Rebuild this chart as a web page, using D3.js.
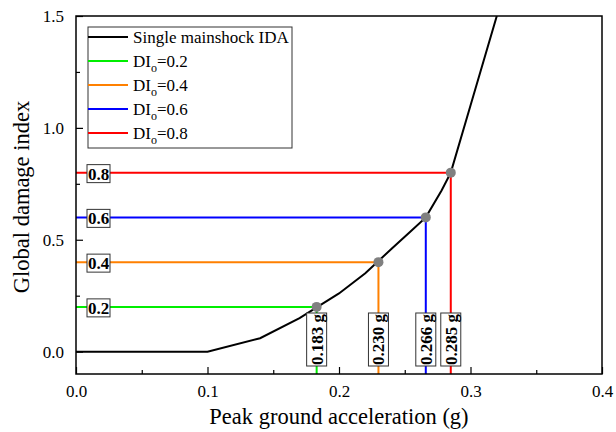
<!DOCTYPE html>
<html>
<head>
<meta charset="utf-8">
<script src="https://cdn.jsdelivr.net/npm/d3@7"></script>
<style>
  body { margin: 0; background: #fff; }
  text { font-family: "Liberation Serif", "Times New Roman", serif; }
</style>
</head>
<body>
<svg id="chart" width="616" height="432"></svg>
<script>
// IDA curve (PGA in g, global damage index)
var idaPga = [0, 0.1, 0.14, 0.17, 0.2, 0.22, 0.24, 0.255, 0.266, 0.278, 0.285, 0.3, 0.32]
var idaDI  = [0, 0, 0.06, 0.15, 0.26, 0.35, 0.46, 0.54, 0.6, 0.72, 0.8, 1.1, 1.5]

// damage thresholds and their PGA
var levels   = [0.2, 0.4, 0.6, 0.8]
var levelPga = [0.183, 0.230, 0.266, 0.285]
var levelColors = ["#00ee00", "#ff8000", "#0000ff", "#ff0000"]

var xTicks = [0, 0.1, 0.2, 0.3, 0.4]
var yTicks = [0, 0.5, 1.0, 1.5]

function draw() {
  var svg = d3.select("#chart")

  var pl = 76, pr = 602, pt = 16, pb = 374

  var x = d3.scaleLinear().domain([0, 0.4]).range([pl, pr])
  var y = d3.scaleLinear().domain([-0.1, 1.5]).range([pb, pt])

  svg.append("defs").append("clipPath").attr("id", "clip")
    .append("rect").attr("x", pl).attr("y", pt)
    .attr("width", pr - pl).attr("height", pb - pt)

  var plot = svg.append("g").attr("clip-path", "url(#clip)")

  // threshold lines
  levels.forEach(function(l, i) {
    plot.append("path")
      .attr("d", `M${x(0)},${y(l)}H${x(levelPga[i])}V${y(-0.1)}`)
      .attr("fill", "none")
      .attr("stroke", levelColors[i])
      .attr("stroke-width", 2)
  })

  // IDA curve
  var line = d3.line().x(d => x(d[0])).y(d => y(d[1]))
  plot.append("path")
    .datum(d3.zip(idaPga, idaDI))
    .attr("d", line)
    .attr("fill", "none")
    .attr("stroke", "#000")
    .attr("stroke-width", 2)

  // intersection dots
  plot.selectAll("circle.pt")
    .data(levels)
    .enter().append("circle")
      .attr("class", "pt")
      .attr("cx", (d, i) => x(levelPga[i]))
      .attr("cy", d => y(d))
      .attr("r", 5)
      .attr("fill", "#808080")

  // value boxes on the y side
  levels.forEach(function(l) {
    var g = svg.append("g").attr("transform", `translate(${pl + 22.5},${y(l) + 1})`)
    g.append("rect").attr("x", -11.5).attr("y", -9).attr("width", 23).attr("height", 18)
      .attr("fill", "#fff").attr("stroke", "#333").attr("stroke-width", 1)
    g.append("text").attr("text-anchor", "middle").attr("dy", "0.35em")
      .style("font-size", "17px").style("font-weight", "bold")
      .text(l.toFixed(1))
  })

  // rotated PGA boxes near the x axis
  levelPga.forEach(function(p) {
    var g = svg.append("g").attr("transform", `translate(${x(p)},339.5) rotate(-90)`)
    g.append("rect").attr("x", -26.5).attr("y", -10).attr("width", 53).attr("height", 20)
      .attr("fill", "#fff").attr("stroke", "#333").attr("stroke-width", 1)
    g.append("text").attr("text-anchor", "middle").attr("dy", "0.35em")
      .style("font-size", "17px").style("font-weight", "bold")
      .text(p.toFixed(3) + " g")
  })

  // axes
  var xAxis = d3.axisBottom(x).tickValues(xTicks).tickSize(-7).tickPadding(11).tickFormat(d3.format(".1f"))
  var xMinor = d3.axisBottom(x).tickValues([0.05, 0.15, 0.25, 0.35]).tickSize(-4).tickFormat("")
  var yAxis = d3.axisLeft(y).tickValues(yTicks).tickSize(-7).tickPadding(12).tickFormat(d3.format(".1f"))
  var yMinor = d3.axisLeft(y).tickValues([0.25, 0.75, 1.25]).tickSize(-4).tickFormat("")

  function styleAxis(g) {
    g.select(".domain").remove()
    g.selectAll("line").attr("stroke", "#000").attr("stroke-width", 1.2)
    g.selectAll("text").attr("fill", "#000").style("font-size", "17px")
      .style("font-family", "Liberation Serif")
  }

  svg.append("g").attr("transform", `translate(0,${pb})`).call(xAxis).call(styleAxis)
  svg.append("g").attr("transform", `translate(0,${pb})`).call(xMinor).call(styleAxis)
  svg.append("g").attr("transform", `translate(${pl},0)`).call(yAxis).call(styleAxis)
  svg.append("g").attr("transform", `translate(${pl},0)`).call(yMinor).call(styleAxis)

  // frame
  svg.append("rect")
    .attr("x", pl).attr("y", pt).attr("width", pr - pl).attr("height", pb - pt)
    .attr("fill", "none").attr("stroke", "#000").attr("stroke-width", 1.5)

  // axis titles
  svg.append("text")
    .attr("x", (pl + pr) / 2).attr("y", 424)
    .attr("text-anchor", "middle").style("font-size", "22.5px")
    .text("Peak ground acceleration (g)")
  svg.append("text")
    .attr("transform", `translate(29,${(pt + pb) / 2 + 2}) rotate(-90)`)
    .attr("text-anchor", "middle").style("font-size", "22.5px")
    .text("Global damage index")

  // legend
  var legend = svg.append("g").attr("transform", "translate(88,27)")
  legend.append("rect").attr("width", 204).attr("height", 121)
    .attr("fill", "#fff").attr("stroke", "#333").attr("stroke-width", 1)

  var legendNames = ["Single mainshock IDA"].concat(levels.map(l => "=" + l))
  var legendColors = ["#000"].concat(levelColors)

  legendNames.forEach(function(name, i) {
    var row = legend.append("g").attr("transform", `translate(0,${10 + i * 24})`)
    row.append("line").attr("x1", 0).attr("x2", 40)
      .attr("stroke", legendColors[i]).attr("stroke-width", 2)
    var t = row.append("text").attr("x", 45).attr("dy", "0.35em").style("font-size", "17px")
    if (i == 0) {
      t.text(name)
    } else {
      t.append("tspan").text("DI")
      t.append("tspan").attr("dy", 5).style("font-size", "12px").text("o")
      t.append("tspan").attr("dy", -5).text(name)
    }
  })
}

draw()
</script>
</body>
</html>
______
▶ **Your instructions**:
From the first line above down to the line with "0.8, 1.1, 1.5]", reproduce every line and no others, omitting pictures.

▶ **Answer for the task**:
Rebuild this chart as a web page, using D3.js.
<!DOCTYPE html>
<html>
<head>
<meta charset="utf-8">
<script src="https://cdn.jsdelivr.net/npm/d3@7"></script>
<style>
  body { margin: 0; background: #fff; }
  text { font-family: "Liberation Serif", "Times New Roman", serif; }
</style>
</head>
<body>
<svg id="chart" width="616" height="432"></svg>
<script>
// IDA curve (PGA in g, global damage index)
var idaPga = [0, 0.1, 0.14, 0.17, 0.2, 0.22, 0.24, 0.255, 0.266, 0.278, 0.285, 0.3, 0.32]
var idaDI  = [0, 0, 0.06, 0.15, 0.26, 0.35, 0.46, 0.54, 0.6, 0.72, 0.8, 1.1, 1.5]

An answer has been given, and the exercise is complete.